TFA has allowed itself to become complicit with the reform agenda – if it didn’t have that ideology to begin with. I absolutely abhor how the reformers can start up non-profits and pull enormous salaries, rather than doing a real job that benefits the public. They have been pawns for the millionaires, or vice versa. Either way, they have done great detriment to tax payers and students. Its madness, and it needs to stop.
but again. . .in a culture where minorities have every reason not to trust the folks of the dominant race in a southern town (where it might be white) who might have become teachers and come back to their home towns to teach, there is an appeal (whether or not there should be) of charters and TFAs. Now, I do think corporations use that appeal to manipulate. . .but talking about that appeal is important.

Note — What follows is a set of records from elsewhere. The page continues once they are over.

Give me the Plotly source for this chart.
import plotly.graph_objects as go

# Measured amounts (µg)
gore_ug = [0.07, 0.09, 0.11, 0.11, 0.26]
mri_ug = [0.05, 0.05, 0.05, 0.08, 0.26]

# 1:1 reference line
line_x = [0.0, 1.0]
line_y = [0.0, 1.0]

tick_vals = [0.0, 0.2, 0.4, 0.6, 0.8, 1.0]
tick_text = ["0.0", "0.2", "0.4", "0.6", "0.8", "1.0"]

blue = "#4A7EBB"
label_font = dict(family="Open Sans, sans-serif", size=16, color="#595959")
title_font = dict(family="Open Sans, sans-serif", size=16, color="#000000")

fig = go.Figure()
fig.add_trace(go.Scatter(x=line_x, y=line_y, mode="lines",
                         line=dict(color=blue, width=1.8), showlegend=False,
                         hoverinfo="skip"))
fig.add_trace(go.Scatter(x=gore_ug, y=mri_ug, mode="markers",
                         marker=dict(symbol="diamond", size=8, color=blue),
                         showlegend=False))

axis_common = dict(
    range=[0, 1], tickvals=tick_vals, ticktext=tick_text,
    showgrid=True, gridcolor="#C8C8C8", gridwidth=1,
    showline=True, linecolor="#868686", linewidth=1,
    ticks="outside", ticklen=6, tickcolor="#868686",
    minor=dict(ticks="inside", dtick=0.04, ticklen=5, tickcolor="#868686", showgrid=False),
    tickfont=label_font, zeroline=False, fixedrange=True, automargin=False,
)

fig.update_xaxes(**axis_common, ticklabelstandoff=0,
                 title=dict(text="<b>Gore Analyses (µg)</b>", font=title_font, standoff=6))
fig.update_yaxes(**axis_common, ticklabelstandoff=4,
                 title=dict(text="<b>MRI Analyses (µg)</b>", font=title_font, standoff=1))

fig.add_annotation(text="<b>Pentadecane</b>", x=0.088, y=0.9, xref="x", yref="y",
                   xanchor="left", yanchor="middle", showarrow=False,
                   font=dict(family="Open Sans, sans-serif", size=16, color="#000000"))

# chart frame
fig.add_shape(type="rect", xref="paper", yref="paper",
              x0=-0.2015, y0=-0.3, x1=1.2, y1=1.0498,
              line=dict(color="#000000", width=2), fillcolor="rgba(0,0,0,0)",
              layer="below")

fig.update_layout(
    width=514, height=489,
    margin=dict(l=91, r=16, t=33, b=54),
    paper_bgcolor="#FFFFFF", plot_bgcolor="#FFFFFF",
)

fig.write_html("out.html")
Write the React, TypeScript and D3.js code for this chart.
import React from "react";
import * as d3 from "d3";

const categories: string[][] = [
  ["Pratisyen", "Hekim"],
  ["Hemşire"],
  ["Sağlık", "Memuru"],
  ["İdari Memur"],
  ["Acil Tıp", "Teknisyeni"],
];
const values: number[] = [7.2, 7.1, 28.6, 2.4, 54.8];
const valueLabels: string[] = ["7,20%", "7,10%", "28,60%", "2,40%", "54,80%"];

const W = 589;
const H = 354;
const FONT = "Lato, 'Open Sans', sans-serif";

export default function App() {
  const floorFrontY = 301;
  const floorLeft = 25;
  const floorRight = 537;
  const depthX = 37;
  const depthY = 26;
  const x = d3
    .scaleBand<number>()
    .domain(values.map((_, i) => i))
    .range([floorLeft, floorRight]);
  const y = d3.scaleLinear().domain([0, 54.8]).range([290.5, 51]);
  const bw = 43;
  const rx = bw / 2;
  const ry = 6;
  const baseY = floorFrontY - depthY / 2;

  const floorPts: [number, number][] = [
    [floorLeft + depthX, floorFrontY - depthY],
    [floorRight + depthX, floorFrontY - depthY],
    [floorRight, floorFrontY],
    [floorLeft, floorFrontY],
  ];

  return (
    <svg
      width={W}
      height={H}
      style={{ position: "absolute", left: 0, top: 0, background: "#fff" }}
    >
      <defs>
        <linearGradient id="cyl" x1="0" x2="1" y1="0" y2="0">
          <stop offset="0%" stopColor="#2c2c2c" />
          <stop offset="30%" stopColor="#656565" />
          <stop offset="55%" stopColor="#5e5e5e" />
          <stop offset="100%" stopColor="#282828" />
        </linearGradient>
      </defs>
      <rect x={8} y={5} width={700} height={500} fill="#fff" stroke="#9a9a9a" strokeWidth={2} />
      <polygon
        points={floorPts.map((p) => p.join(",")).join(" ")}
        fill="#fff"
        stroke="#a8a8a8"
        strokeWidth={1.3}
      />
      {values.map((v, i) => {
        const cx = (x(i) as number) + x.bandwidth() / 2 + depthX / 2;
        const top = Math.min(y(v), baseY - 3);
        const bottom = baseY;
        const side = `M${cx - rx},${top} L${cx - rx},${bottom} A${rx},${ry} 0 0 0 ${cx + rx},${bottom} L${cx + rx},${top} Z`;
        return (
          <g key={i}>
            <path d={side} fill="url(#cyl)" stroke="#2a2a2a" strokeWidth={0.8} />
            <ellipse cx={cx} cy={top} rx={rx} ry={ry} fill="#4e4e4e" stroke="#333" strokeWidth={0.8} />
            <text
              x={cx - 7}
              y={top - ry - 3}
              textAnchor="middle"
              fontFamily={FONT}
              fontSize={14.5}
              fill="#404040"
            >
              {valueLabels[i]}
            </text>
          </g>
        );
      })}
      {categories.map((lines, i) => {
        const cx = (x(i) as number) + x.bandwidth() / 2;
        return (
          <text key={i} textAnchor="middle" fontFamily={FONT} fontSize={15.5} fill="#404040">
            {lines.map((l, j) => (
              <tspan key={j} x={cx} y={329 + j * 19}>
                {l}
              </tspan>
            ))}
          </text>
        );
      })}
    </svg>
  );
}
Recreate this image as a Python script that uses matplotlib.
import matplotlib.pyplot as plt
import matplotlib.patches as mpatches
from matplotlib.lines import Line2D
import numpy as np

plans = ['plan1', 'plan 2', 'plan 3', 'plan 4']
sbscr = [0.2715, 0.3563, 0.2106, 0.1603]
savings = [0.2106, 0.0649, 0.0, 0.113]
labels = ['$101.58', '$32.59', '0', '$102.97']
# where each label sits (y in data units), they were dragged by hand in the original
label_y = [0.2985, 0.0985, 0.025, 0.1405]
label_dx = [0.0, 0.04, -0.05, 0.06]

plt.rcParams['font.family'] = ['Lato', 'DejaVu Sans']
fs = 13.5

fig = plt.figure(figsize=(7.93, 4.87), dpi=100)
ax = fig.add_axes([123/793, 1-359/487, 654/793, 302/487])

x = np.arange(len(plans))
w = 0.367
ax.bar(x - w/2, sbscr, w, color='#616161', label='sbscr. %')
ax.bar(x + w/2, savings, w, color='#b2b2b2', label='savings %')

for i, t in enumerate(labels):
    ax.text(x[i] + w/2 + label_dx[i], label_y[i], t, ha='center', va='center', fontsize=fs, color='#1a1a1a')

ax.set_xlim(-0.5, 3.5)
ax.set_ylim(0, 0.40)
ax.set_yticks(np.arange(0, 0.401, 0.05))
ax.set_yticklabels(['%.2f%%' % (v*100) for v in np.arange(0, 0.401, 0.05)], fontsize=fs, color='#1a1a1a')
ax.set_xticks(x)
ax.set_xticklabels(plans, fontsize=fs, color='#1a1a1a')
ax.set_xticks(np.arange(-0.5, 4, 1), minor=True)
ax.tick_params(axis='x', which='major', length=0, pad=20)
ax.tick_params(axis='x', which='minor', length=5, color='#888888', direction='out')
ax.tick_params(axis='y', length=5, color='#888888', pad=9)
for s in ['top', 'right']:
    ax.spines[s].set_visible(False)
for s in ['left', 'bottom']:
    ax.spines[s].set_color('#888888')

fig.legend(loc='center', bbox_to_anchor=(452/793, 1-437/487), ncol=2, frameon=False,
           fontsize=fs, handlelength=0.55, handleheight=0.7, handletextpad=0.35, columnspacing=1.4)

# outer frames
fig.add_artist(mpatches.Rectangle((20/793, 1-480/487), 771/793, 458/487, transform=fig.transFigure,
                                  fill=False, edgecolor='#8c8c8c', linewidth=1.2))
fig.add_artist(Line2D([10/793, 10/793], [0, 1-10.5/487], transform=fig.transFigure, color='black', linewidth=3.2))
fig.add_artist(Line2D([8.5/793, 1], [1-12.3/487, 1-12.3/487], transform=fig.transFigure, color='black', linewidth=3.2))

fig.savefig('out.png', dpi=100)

Realistic points, for sure.
Hope you read mine too.
How can it be a problem to have more help in the classroom? How can it be a problem to pay $3,000 for someone who works full-time? A TFA person can do a lot to help some students get more one-on-one attention. We have a drop out problem in Durham. Can’t the presence of TFA’ers mean that some classes have fewer students? Couldn’t it mean that some are working within classrooms to create room for more differentiated teaching? I don’t see how this is the problem.
Long-term, TFA has another beneficial effect: it brings more of the best and brightest into a career in teaching. The filter to get into TFA is itself a positive: you have to be willing to work even if the pay isn’t great. TFA is drawing from people that come committed and motivated. Besides, TFA tends to be active in districts that are on the whole less blessed with resources.
The only way TFA can survive long term is if it changes it’s mission. They have an organizational structure built up that could be transformatively
transformed into one that send the bright young people into Americas poorest areas to provide job and parenting training and remedial ed. It would be tougher than working with kids since the adults wouldn’t put up with nonsense, but I’m sure TFA can find some extra gritty people with high expectations to step up to the challenge, bright eyed graduates who want to see and fight poverty at the front of the front lines.